2005年11月01日 | 経営・ビジネス
   本日、恵比寿のウエスチン東京でNTTソフトウエア主催の「NTT Solution Fair 2005」に出席して、常盤氏の「質的存在感の企業」と言う演題の講演を聞いてきた。
   常盤氏の「質の経営」については、本でも読んでいたが、久しぶりにカレント・トピックスを交えた話を聞いたので、感想などを記してみたい。

   モノ創り、そして、企業経営の本質は、新しい良き生活文化を作り出すことで、如何に客を満足させる良き物を作り出すか、その質の追求にあると言う。

   グローバル、グローバルと、何でもグローバルと付ける傾向があるが、それも、アメリカ一辺倒の風潮で間違っている。
   EUと言う枠内に入っているが、夫々の固有の文化と伝統を残しながら競い合っている多元的なアイデンティティを持って成長を続けているヨーロッパを見習うべきである、と仰る。
   多元協働主義が、質と活力を生むのである。

   日本経済は、少し良くなったが、勝ち組と負け組みの二元化が進んでいる。
   負け組みは、量を追求しているが、勝ち組は、かって存在しなかった質を追及することによって勝っており、正に、その製品、サービスの質が企業の優賞劣敗を決している。
   
   質をどうして作り出すか、それは、まず第一に、異と交わること。

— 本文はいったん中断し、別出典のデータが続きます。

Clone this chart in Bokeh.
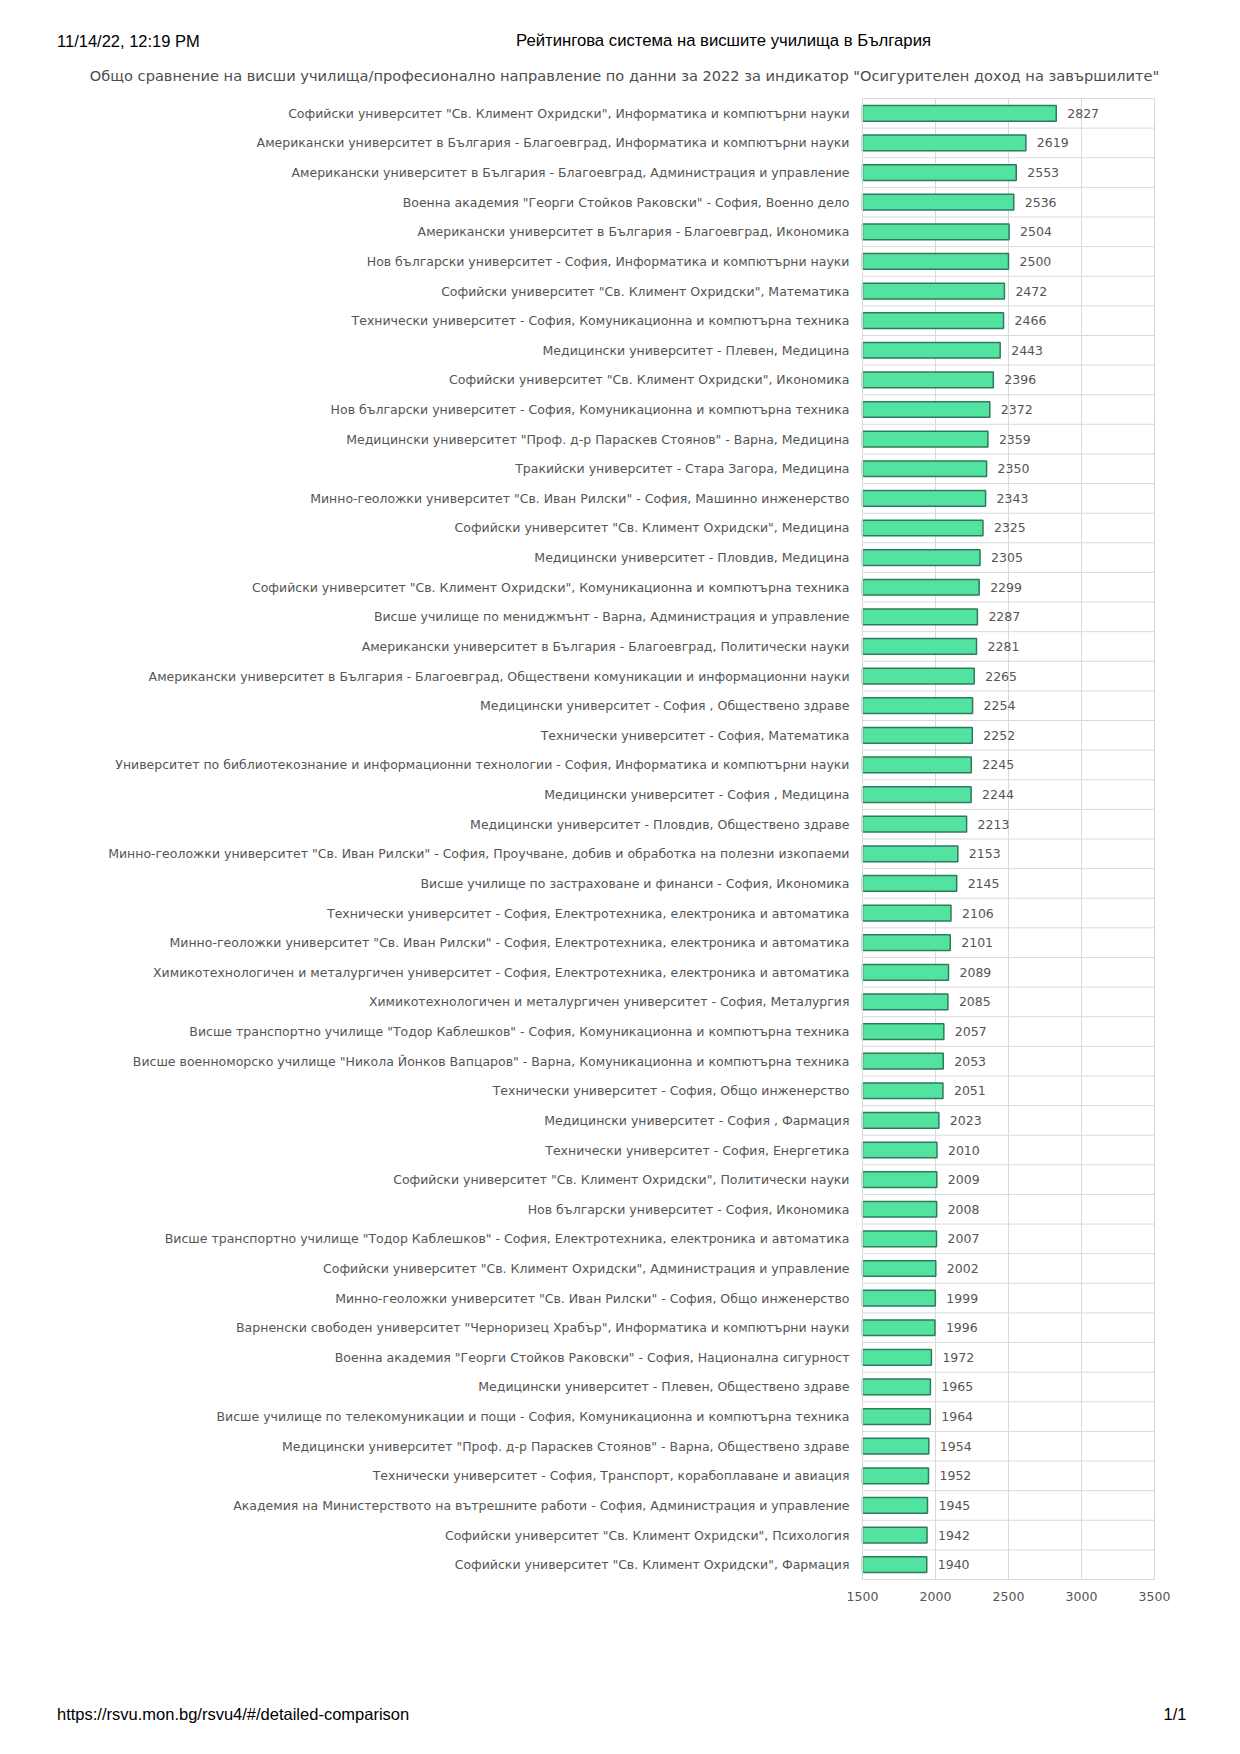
from bokeh.plotting import figure
from bokeh.models import ColumnDataSource, Range1d, FixedTicker
from bokeh.embed import file_html
from bokeh.resources import INLINE
from bokeh.core.properties import value

labels = [
    'Софийски университет "Св. Климент Охридски", Информатика и компютърни науки',
    'Американски университет в България - Благоевград, Информатика и компютърни науки',
    'Американски университет в България - Благоевград, Администрация и управление',
    'Военна академия "Георги Стойков Раковски" - София, Военно дело',
    'Американски университет в България - Благоевград, Икономика',
    'Нов български университет - София, Информатика и компютърни науки',
    'Софийски университет "Св. Климент Охридски", Математика',
    'Технически университет - София, Комуникационна и компютърна техника',
    'Медицински университет - Плевен, Медицина',
    'Софийски университет "Св. Климент Охридски", Икономика',
    'Нов български университет - София, Комуникационна и компютърна техника',
    'Медицински университет "Проф. д-р Параскев Стоянов" - Варна, Медицина',
    'Тракийски университет - Стара Загора, Медицина',
    'Минно-геоложки университет "Св. Иван Рилски" - София, Машинно инженерство',
    'Софийски университет "Св. Климент Охридски", Медицина',
    'Медицински университет - Пловдив, Медицина',
    'Софийски университет "Св. Климент Охридски", Комуникационна и компютърна техника',
    'Висше училище по мениджмънт - Варна, Администрация и управление',
    'Американски университет в България - Благоевград, Политически науки',
    'Американски университет в България - Благоевград, Обществени комуникации и информационни науки',
    'Медицински университет - София , Обществено здраве',
    'Технически университет - София, Математика',
    'Университет по библиотекознание и информационни технологии - София, Информатика и компютърни науки',
    'Медицински университет - София , Медицина',
    'Медицински университет - Пловдив, Обществено здраве',
    'Минно-геоложки университет "Св. Иван Рилски" - София, Проучване, добив и обработка на полезни изкопаеми',
    'Висше училище по застраховане и финанси - София, Икономика',
    'Технически университет - София, Електротехника, електроника и автоматика',
    'Минно-геоложки университет "Св. Иван Рилски" - София, Електротехника, електроника и автоматика',
    'Химикотехнологичен и металургичен университет - София, Електротехника, електроника и автоматика',
    'Химикотехнологичен и металургичен университет - София, Металургия',
    'Висше транспортно училище "Тодор Каблешков" - София, Комуникационна и компютърна техника',
    'Висше военноморско училище "Никола Йонков Вапцаров" - Варна, Комуникационна и компютърна техника',
    'Технически университет - София, Общо инженерство',
    'Медицински университет - София , Фармация',
    'Технически университет - София, Енергетика',
    'Софийски университет "Св. Климент Охридски", Политически науки',
    'Нов български университет - София, Икономика',
    'Висше транспортно училище "Тодор Каблешков" - София, Електротехника, електроника и автоматика',
    'Софийски университет "Св. Климент Охридски", Администрация и управление',
    'Минно-геоложки университет "Св. Иван Рилски" - София, Общо инженерство',
    'Варненски свободен университет "Черноризец Храбър", Информатика и компютърни науки',
    'Военна академия "Георги Стойков Раковски" - София, Национална сигурност',
    'Медицински университет - Плевен, Обществено здраве',
    'Висше училище по телекомуникации и пощи - София, Комуникационна и компютърна техника',
    'Медицински университет "Проф. д-р Параскев Стоянов" - Варна, Обществено здраве',
    'Технически университет - София, Транспорт, корабоплаване и авиация',
    'Академия на Министерството на вътрешните работи - София, Администрация и управление',
    'Софийски университет "Св. Климент Охридски", Психология',
    'Софийски университет "Св. Климент Охридски", Фармация',
]

values = [2827, 2619, 2553, 2536, 2504, 2500, 2472, 2466, 2443, 2396,
          2372, 2359, 2350, 2343, 2325, 2305, 2299, 2287, 2281, 2265,
          2254, 2252, 2245, 2244, 2213, 2153, 2145, 2106, 2101, 2089,
          2085, 2057, 2053, 2051, 2023, 2010, 2009, 2008, 2007, 2002,
          1999, 1996, 1972, 1965, 1964, 1954, 1952, 1945, 1942, 1940]

x_ticks = [1500, 2000, 2500, 3000, 3500]

header_left = "11/14/22, 12:19 PM"
header_title = "Рейтингова система на висшите училища в България"
chart_title = 'Общо сравнение на висши училища/професионално направление по данни за 2022 за индикатор "Осигурителен доход на завършилите"'
footer_left = "https://rsvu.mon.bg/rsvu4/#/detailed-comparison"
footer_right = "1/1"

# page layout in pixels: the plotting frame covers the whole page,
# the chart area sits at (CL, CT) with size CW x CH
W, H = 1240, 1754
CL, CT, CW, CH = 862, 98, 292, 1481

FONT = "DejaVu Sans"
GRID = "#d9d9d9"

n = len(labels)
x0, x1 = x_ticks[0], x_ticks[-1]
kx = (x1 - x0) / CW          # data units per pixel (x)
ky = n / CH                  # rows per pixel (y)

x_range = Range1d(x0 - CL * kx, x1 + (W - CL - CW) * kx)
y_range = Range1d(n + (H - CT - CH) * ky, -CT * ky)   # top row at the top


def px_x(px):
    return x0 + (px - CL) * kx


def px_y(py):
    return (py - CT) * ky


pos = [i + 0.5 for i in range(n)]
src = ColumnDataSource(dict(y=pos, v=values, t=[str(v) for v in values]))

p = figure(width=W, height=H, output_backend="svg", toolbar_location=None,
           x_range=x_range, y_range=y_range, min_border=0,
           min_border_left=0, min_border_right=0, min_border_top=0, min_border_bottom=0)
p.background_fill_color = "white"
p.border_fill_color = "white"
p.outline_line_color = None
p.grid.visible = False

# chart grid: row separators and value gridlines, limited to the chart area
bounds = list(range(n + 1))
p.segment(x0=[x0] * len(bounds), x1=[x1] * len(bounds), y0=bounds, y1=bounds,
          line_color=GRID, line_width=1)
p.segment(x0=x_ticks, x1=x_ticks, y0=[0] * len(x_ticks), y1=[n] * len(x_ticks),
          line_color=GRID, line_width=1)

p.hbar(y="y", left=x0, right="v", height=0.53, source=src,
       fill_color="#52e3a1", line_color="#2f7a5c", line_width=1.5)

p.text(x="v", y="y", text="t", source=src, x_offset=11, text_align="left",
       text_baseline="middle", text_font=value(FONT), text_font_size="12.5px",
       text_color="#555555")

# axes fixed at the chart edges
p.xaxis.fixed_location = n
p.xaxis.bounds = (x0, x1)
p.xaxis.ticker = FixedTicker(ticks=x_ticks)
p.xaxis.major_tick_line_color = None
p.xaxis.minor_tick_line_color = None
p.xaxis.axis_line_color = GRID
p.xaxis.major_label_standoff = 6
p.xaxis.major_label_text_font = FONT
p.xaxis.major_label_text_font_size = "12.5px"
p.xaxis.major_label_text_color = "#555555"

p.yaxis.fixed_location = x0
p.yaxis.bounds = (0, n)
p.yaxis.ticker = FixedTicker(ticks=pos)
p.yaxis.major_label_overrides = {pp: lab for pp, lab in zip(pos, labels)}
p.yaxis.major_tick_line_color = None
p.yaxis.minor_tick_line_color = None
p.yaxis.axis_line_color = GRID
p.yaxis.major_label_standoff = 7
p.yaxis.major_label_text_font = FONT
p.yaxis.major_label_text_font_size = "12.5px"
p.yaxis.major_label_text_color = "#555555"


def page_text(txt, px, py, font, size, color, align):
    p.text(x=[px_x(px)], y=[px_y(py)], text=[txt], text_font=value(font),
           text_font_size=size, text_color=color, text_align=align,
           text_baseline="middle")


page_text(header_left, 56.5, 40, "Liberation Sans", "16.5px", "black", "left")
page_text(header_title, 723, 40, "Liberation Sans", "16.7px", "black", "center")
page_text(chart_title, 624, 75, FONT, "14.6px", "#4d4d4d", "center")
page_text(footer_left, 56.5, 1713, "Liberation Sans", "16.5px", "black", "left")
page_text(footer_right, 1186, 1713, "Liberation Sans", "16.5px", "black", "right")

open("out.html", "w").write(file_html(p, INLINE))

好奇心旺盛に情報網を張って、オープンにして欠けている所を学び、新風を吹き込むことである。 
   次は、選択と集中。優先順位をつけて、捨てることで、トランスフォーメイション、即ち、企業を変身、変態することである。
   質とは、異質、他にはない全く違った価値ある質を言うのであって、その質の追求なしには、モノ創りの成功はありえない。

   顧客満足(CS)が大切だと言うが、あまり顧客に近づきすぎると、モノが見えなくなってダメだ。
   企業の使命は、マーケットに価値ある商品やサービスを提案して、サプライズや喜びを与えることで、驚きを演出するからヒット商品になるのである。
   最近、プレミアム商品に人気があるが、いくら売れ行きが落ちている商品でも品質が良くて価値があれば客は付いて来る。

   モノ創りは、10年20年、長い年月がかかる。
   客を見ずに競争者ばかり見て、開発競争に明け暮れるから、急ぐあまり欠陥商品を作ってブランドや企業のレピュテーションヲ落とすのである。
   スピード競争は、商品の短命化を導く。
   顧客のニーズに応えて、新しい豊かな生活文化を創造する、それが製造業の使命である。

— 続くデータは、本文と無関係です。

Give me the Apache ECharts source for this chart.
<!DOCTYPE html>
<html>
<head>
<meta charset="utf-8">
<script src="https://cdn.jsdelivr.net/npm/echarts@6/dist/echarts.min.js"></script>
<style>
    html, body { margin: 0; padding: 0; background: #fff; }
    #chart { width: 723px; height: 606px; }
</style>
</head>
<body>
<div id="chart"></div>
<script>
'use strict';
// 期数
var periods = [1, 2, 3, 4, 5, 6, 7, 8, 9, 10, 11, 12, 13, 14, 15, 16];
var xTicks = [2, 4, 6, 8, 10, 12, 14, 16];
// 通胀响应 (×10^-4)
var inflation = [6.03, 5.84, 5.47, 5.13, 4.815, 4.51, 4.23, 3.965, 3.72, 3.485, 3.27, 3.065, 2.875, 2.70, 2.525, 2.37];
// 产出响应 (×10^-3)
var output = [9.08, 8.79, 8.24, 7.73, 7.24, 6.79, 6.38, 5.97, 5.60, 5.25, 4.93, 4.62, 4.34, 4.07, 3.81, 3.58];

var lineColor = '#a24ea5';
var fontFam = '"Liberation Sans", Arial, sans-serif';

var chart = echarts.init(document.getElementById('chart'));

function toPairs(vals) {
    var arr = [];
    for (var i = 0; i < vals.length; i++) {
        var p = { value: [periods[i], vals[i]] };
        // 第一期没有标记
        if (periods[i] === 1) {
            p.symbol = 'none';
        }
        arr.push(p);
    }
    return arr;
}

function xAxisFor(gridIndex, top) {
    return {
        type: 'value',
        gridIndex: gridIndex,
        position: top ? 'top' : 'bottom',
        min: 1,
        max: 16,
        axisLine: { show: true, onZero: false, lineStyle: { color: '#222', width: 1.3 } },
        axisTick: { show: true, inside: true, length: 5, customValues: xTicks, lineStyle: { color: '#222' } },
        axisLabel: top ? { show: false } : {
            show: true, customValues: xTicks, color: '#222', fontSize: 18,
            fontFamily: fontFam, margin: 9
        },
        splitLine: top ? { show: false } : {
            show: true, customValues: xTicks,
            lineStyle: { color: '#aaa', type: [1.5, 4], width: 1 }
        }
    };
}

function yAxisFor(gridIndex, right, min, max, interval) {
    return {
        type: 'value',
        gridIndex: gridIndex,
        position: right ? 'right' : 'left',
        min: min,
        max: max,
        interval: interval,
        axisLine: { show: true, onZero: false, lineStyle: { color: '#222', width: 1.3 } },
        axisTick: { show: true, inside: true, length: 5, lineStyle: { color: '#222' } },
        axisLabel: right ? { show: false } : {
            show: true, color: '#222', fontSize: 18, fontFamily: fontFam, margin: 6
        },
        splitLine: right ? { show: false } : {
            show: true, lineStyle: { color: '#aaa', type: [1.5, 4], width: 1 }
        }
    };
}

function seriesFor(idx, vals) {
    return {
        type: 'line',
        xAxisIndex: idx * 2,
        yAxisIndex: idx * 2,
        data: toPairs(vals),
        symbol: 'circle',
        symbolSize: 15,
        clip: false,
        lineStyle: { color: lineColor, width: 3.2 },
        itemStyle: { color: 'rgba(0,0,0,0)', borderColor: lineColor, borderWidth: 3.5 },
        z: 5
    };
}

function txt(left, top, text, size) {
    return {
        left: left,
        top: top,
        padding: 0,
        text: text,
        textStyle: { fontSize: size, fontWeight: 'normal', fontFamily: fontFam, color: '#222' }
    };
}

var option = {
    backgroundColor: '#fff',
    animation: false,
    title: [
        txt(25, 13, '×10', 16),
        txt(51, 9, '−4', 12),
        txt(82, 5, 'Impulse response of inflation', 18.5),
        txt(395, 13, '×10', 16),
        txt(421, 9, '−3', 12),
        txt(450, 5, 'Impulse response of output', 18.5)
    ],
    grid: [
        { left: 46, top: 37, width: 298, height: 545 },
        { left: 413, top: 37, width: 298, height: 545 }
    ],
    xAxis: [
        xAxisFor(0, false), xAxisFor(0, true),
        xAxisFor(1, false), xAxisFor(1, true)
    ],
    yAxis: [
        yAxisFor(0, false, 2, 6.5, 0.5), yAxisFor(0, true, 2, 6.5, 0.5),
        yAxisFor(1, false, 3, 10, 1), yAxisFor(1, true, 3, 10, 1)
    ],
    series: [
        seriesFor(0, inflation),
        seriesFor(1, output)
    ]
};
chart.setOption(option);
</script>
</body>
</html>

   経営には、コト創り、即ち、夢を掲げて実現する仕組みを作ること、が大切である。コト創りの典型は、アポロ計画で、人間の月への夢を実現した。その副次的効果は限りない。
   身近には、例えば、トヨタのハイブリッド・カー・プリウス等、その例だが、企業経営には、コト創りの発想が極めて重要である。

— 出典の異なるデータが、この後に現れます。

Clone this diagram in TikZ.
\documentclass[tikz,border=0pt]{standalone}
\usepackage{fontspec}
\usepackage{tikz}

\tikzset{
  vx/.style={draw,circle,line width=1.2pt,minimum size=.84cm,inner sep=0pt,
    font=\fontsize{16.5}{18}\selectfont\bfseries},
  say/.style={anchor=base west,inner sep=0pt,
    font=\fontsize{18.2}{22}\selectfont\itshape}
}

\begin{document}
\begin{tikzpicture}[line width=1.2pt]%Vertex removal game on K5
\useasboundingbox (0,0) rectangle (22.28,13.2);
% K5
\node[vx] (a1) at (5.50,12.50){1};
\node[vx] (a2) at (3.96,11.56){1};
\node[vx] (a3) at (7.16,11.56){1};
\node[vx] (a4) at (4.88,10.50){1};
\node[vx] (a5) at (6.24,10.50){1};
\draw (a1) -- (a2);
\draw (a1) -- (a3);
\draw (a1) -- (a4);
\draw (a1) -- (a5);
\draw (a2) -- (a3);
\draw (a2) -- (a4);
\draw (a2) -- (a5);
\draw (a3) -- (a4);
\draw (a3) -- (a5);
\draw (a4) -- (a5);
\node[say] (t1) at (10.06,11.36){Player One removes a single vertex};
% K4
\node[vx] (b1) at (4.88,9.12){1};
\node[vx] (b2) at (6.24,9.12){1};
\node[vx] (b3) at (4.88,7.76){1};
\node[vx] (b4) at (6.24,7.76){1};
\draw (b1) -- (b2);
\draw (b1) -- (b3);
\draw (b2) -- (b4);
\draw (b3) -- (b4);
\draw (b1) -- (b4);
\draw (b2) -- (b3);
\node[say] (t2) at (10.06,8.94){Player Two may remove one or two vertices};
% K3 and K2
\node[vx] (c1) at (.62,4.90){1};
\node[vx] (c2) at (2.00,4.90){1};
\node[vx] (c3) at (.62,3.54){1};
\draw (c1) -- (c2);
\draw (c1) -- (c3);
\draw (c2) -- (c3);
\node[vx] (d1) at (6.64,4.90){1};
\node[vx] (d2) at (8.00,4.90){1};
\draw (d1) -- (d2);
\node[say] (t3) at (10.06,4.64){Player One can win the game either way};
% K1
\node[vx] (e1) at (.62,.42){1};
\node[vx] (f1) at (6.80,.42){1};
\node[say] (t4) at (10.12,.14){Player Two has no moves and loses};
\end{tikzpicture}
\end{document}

   結局、コモディティのような製品ばかり作って、コスト競争に明け暮れている企業には将来はないと言うことであろうか。
   コモディティでも、ダントツの一位、価値ある製品を作り出してディファクト・スタンダードにならなければならない。
   コンシューマーエレクトロニクスの世界で、勝ち組として、松下、キヤノン、シャープをあげていたが、サモアリナンと言うことであろうか。

   ところで、このセミナー、後半に野村監督の「敵は我にあり」と言う特別講演があったのだが、残念ながら、歌舞伎の初日夜の部の切符を持っていたので、木挽町に行って聴講できなかった。